The use of the hydrophobic or the
oleophobic filter media 130 allows the sequence of equipment (the
filters 120 and the water spray system
160) to be reversed from what has been traditionally provided. Because the
water spray system 160 is now upstream of a hydrophobic or an oleophobic
membrane filter material 130, pure water does not have to be used therein. Rather, the
oleophobic filter material 130 allows for a broader range of impurities due to the nature of the
filter material 130 in preventing lower surface tension solutions from passing therethough.
The inlet
air filter system 100 thus may increase the life of the
filters 120 by removing accumulated dirt, debris, and contaminants therefrom. The inlet
air filter system 100 also may prevent a decrease in the overall output of the
gas turbine engine 10 by keeping the
filters 120 clean of dirt, debris, and contaminants so as to keep the inlet pressure drop relatively low. The inlet
air filter system 100 also may provide power augmentation to the overall
gas turbine engine 10 by cooling the
inlet air stream 185 by providing either evaporative cooling or chilling. Overall maintenance costs may be decreased by increasing the life of the
filter 120. Likewise, the availability of the
gas turbine engine 10 may be increased by increasing the life of the
filters 120. The inlet
air filter system 100 is easily retrofitable in existing
gas turbine engines 10. By avoiding the known compressed air reverse flow self-cleaning filters described above, the inlet air filter system also has an acoustical benefit over these known systems.
The inlet
air filter system 100 may have many different geometries. For example,
FIG. 3 shows an alterative embodiment of an inlet
air filter system 200. The inlet
air filter system 200 also may include a number of
filters 210 with a hydrophobic or an
oleophobic filter media 220 therein. In this embodiment, the
filters 210 may take the form of canister type filters
230 in a
cross flow arrangement 235. These canister filters
210 may be pulse self-cleaning
filters 240 or static filters. As opposed to the
static filter elements 150, the pulsed self-cleaning
filter elements 240 may use a pulse of air to aid in cleaning the
filters 210 as described above. A canister-type filter is available from Donaldson Company, Inc. of Minneapolis, Minn. and sold under the mark “GDX” or “GDS”. Similar configurations maybe used herein.
Likewise,
FIG. 4 shows a further embodiment of an air
inlet filter system 300. The inlet air filter system also uses a number of
filters 310 with a hydrophobic or an
oleophobic filter media 320 therein.

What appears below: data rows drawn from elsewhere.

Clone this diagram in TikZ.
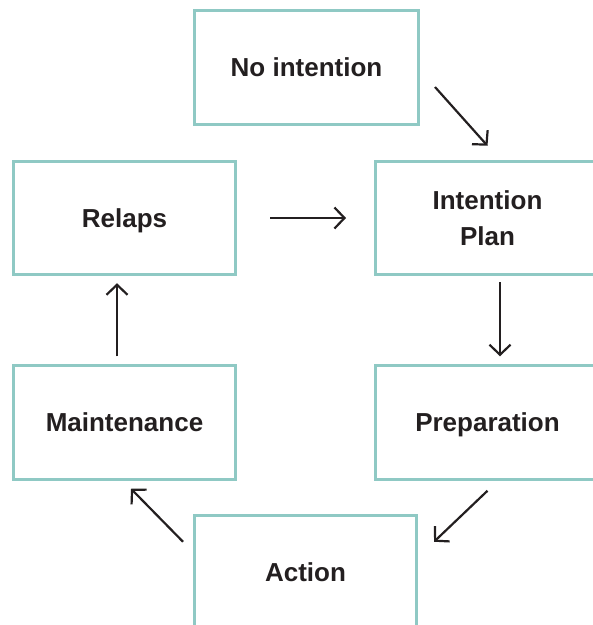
\documentclass[tikz,border=0pt]{standalone}
\usepackage{fontspec}
\setmainfont{Liberation Sans}
\usetikzlibrary{arrows.meta,calc}
\definecolor{boxc}{RGB}{143,201,196}
\definecolor{ink}{RGB}{35,31,32}
\begin{document}
\begin{tikzpicture}[x=1pt,y=-1pt,
  stagebox/.style={draw=boxc, line width=3pt, fill=white, minimum width=222pt,
    minimum height=113.5pt, inner sep=0pt,
    font=\fontsize{26}{36}\selectfont\bfseries, text=ink},
  single/.style={text height=18.6pt, text depth=0pt},
  flow/.style={draw=ink, line width=2.2pt,
    -{Straight Barb[length=10pt,width=21pt,line join=miter]}}]
\useasboundingbox (0,0) rectangle (593,625);
\clip (0,0) rectangle (593,625);

\node[stagebox,single,minimum width=224pt] (noint) at (306.5,67.5) {No intention};
\node[stagebox,align=center,minimum width=224pt] (intent) at (487.5,218) {Intention\\Plan};
\node[stagebox,single] (relaps) at (124.5,218) {Relaps};
\node[stagebox,single] (maint) at (124.5,422.5) {Maintenance};
\node[stagebox,single,minimum width=224pt] (prep) at (487.5,422.5) {Preparation};
\node[stagebox,single] (action) at (305.5,572) {Action};

\draw[flow] ($(noint.east)+(15,19.5)$) -- ($(intent.north)+(0,-14)$);
\draw[flow, shorten <=33pt, shorten >=28pt] (relaps) -- (intent);
\draw[flow] ($(intent.south)+(12.5,6)$) -- ($(prep.north)+(12.5,-8)$);
\draw[flow] ($(prep.south)+(0,10)$) -- ($(action.north east)+(16,28)$);
\draw[flow] ($(action.north west)+(-10,28)$) -- ($(maint.south)+(6.5,8)$);
\draw[flow] ($(maint.north)+(-7.5,-8)$) -- ($(relaps.south)+(-7.5,7)$);
\end{tikzpicture}
\end{document}
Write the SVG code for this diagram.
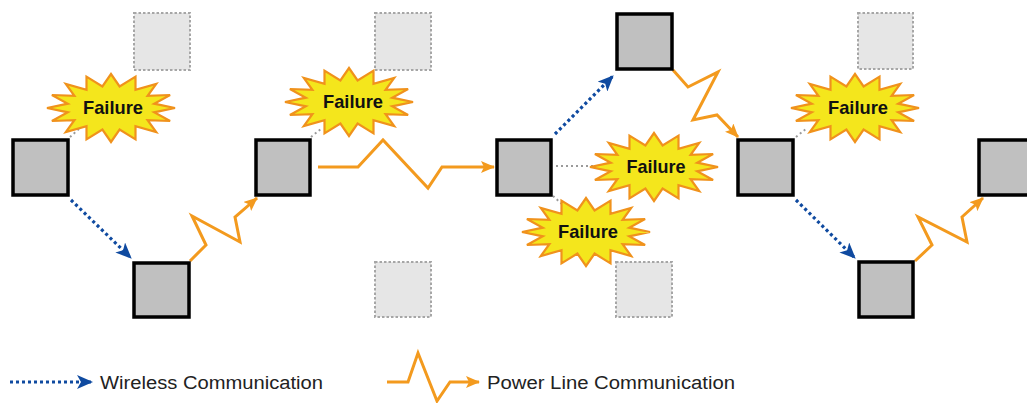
<svg xmlns="http://www.w3.org/2000/svg" width="1027" height="403" viewBox="0 0 1027 403">
<style>
.node{fill:#c0c0c0;stroke:#000;stroke-width:3.5}
.ghost{fill:#e6e6e6;stroke:#a6a6a6;stroke-width:2;stroke-dasharray:2.5 2}
.wl{fill:none;stroke:#0f4aa0;stroke-width:3.2;stroke-dasharray:3 3;marker-end:url(#ab)}
.pl{fill:none;stroke:#f39a1e;stroke-width:3;stroke-linejoin:miter;marker-end:url(#ao)}
.fl{fill:none;stroke:#9a9a9a;stroke-width:2;stroke-dasharray:2 3}
.star{fill:#f4e61c;stroke:#f0921c;stroke-width:2.2;stroke-linejoin:miter}
.ft{font-family:"Liberation Sans",Arial,sans-serif;font-weight:bold;font-size:19px;fill:#111;text-anchor:middle}
.lg{font-family:"Liberation Sans",Arial,sans-serif;font-size:18px;fill:#222}
</style>
<defs>
<marker id="ab" markerUnits="userSpaceOnUse" markerWidth="16" markerHeight="14" viewBox="0 0 16 14" refX="15" refY="7" orient="auto">
<path d="M0,0 L16,7 L0,14 L4,7 z" fill="#0f4aa0"/>
</marker>
<marker id="ao" markerUnits="userSpaceOnUse" markerWidth="14" markerHeight="12" viewBox="0 0 14 12" refX="13" refY="6" orient="auto">
<path d="M0,0 L14,6 L0,12 L3,6 z" fill="#f39a1e"/>
</marker>
<polygon id="burst" class="star" points="64,0 43.2,4.3 59.1,13 36.6,12.2 45.2,24 24.5,18.3 24.5,31.4 8.6,21.6 0,34 -8.6,21.6 -24.5,31.4 -24.5,18.3 -45.2,24 -36.6,12.2 -59.1,13 -43.2,4.3 -64,0 -43.2,-4.3 -59.1,-13 -36.6,-12.2 -45.2,-24 -24.5,-18.3 -24.5,-31.4 -8.6,-21.6 0,-34 8.6,-21.6 24.5,-31.4 24.5,-18.3 45.2,-24 36.6,-12.2 59.1,-13 43.2,-4.3"/>
</defs>
<rect width="1027" height="403" fill="#fff"/>

<g id="ghosts">
<rect id="g1" class="ghost" x="134" y="13" width="56" height="57"/>
<rect id="g2" class="ghost" x="375" y="13" width="56" height="57"/>
<rect id="g3" class="ghost" x="375" y="262" width="56" height="55"/>
<rect id="g4" class="ghost" x="616" y="262" width="56" height="55"/>
<rect id="g5" class="ghost" x="858" y="13" width="55" height="56"/>
</g>

<g id="connectors">
<path class="fl" d="M70,137 L80,128"/>
<path class="fl" d="M311,137 L322,128"/>
<path class="fl" d="M556,166 L600,166"/>
<path class="fl" d="M553,196 L563,205"/>
<path class="fl" d="M796,137 L807,128"/>
<path class="wl" d="M71,200 L131,258"/>
<path class="wl" d="M555,134 L613,76"/>
<path class="wl" d="M796,200 L855,258"/>
<path class="pl" d="M190,261 L206,245 L192,216 L240,242 L235,217 L257,198"/>
<path class="pl" d="M318,167 L358,167 L383,140 L428,188 L442,167 L494,167"/>
<path class="pl" d="M673,70 L688,87 L718,72 L693,120 L717,115 L738,137"/>
<path class="pl" d="M915,261 L932,245 L918,217 L967,242 L962,217 L983,198"/>
</g>

<g id="n1"><rect class="node" x="13" y="140" width="55" height="55"/></g>
<g id="n2"><rect class="node" x="134" y="263" width="55" height="54"/></g>
<g id="n3"><rect class="node" x="256" y="140" width="54" height="55"/></g>
<g id="n4"><rect class="node" x="497" y="140" width="54" height="55"/></g>
<g id="n5"><rect class="node" x="617" y="14" width="55" height="55"/></g>
<g id="n6"><rect class="node" x="738" y="140" width="55" height="55"/></g>
<g id="n7"><rect class="node" x="859" y="262" width="54" height="55"/></g>
<g id="n8"><rect class="node" x="979" y="140" width="55" height="55"/></g>

<g id="f1"><use href="#burst" x="111" y="108"/><text class="ft" x="113" y="114" textLength="60" lengthAdjust="spacingAndGlyphs">Failure</text></g>
<g id="f2"><use href="#burst" x="349" y="102"/><text class="ft" x="353" y="108" textLength="60" lengthAdjust="spacingAndGlyphs">Failure</text></g>
<g id="f3"><use href="#burst" x="654" y="167"/><text class="ft" x="656" y="173" textLength="59" lengthAdjust="spacingAndGlyphs">Failure</text></g>
<g id="f4"><use href="#burst" x="586" y="232"/><text class="ft" x="588" y="238" textLength="60" lengthAdjust="spacingAndGlyphs">Failure</text></g>
<g id="f5"><use href="#burst" x="855" y="108"/><text class="ft" x="858" y="114" textLength="60" lengthAdjust="spacingAndGlyphs">Failure</text></g>

<g id="legend">
<path class="wl" d="M10,382 L92,382"/>
<text class="lg" x="100" y="389" textLength="223" lengthAdjust="spacingAndGlyphs">Wireless Communication</text>
<path class="pl" d="M387,382 L408,382 L418,353 L437,401 L450,382 L479,382"/>
<text class="lg" x="487" y="389" textLength="248" lengthAdjust="spacingAndGlyphs">Power Line Communication</text>
</g>
</svg>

These
filters 310 also may be in the form of a
canister 330. In this embodiment, the filters may have an up
flow position 340. Similar configurations may be used herein.
It should be apparent that the foregoing relates only to certain embodiments of the present application and that numerous changes and modifications may be made herein by one of ordinary skill in the art without departing from the general spirit and scope of the invention as defined by the following claims and the equivalents thereof.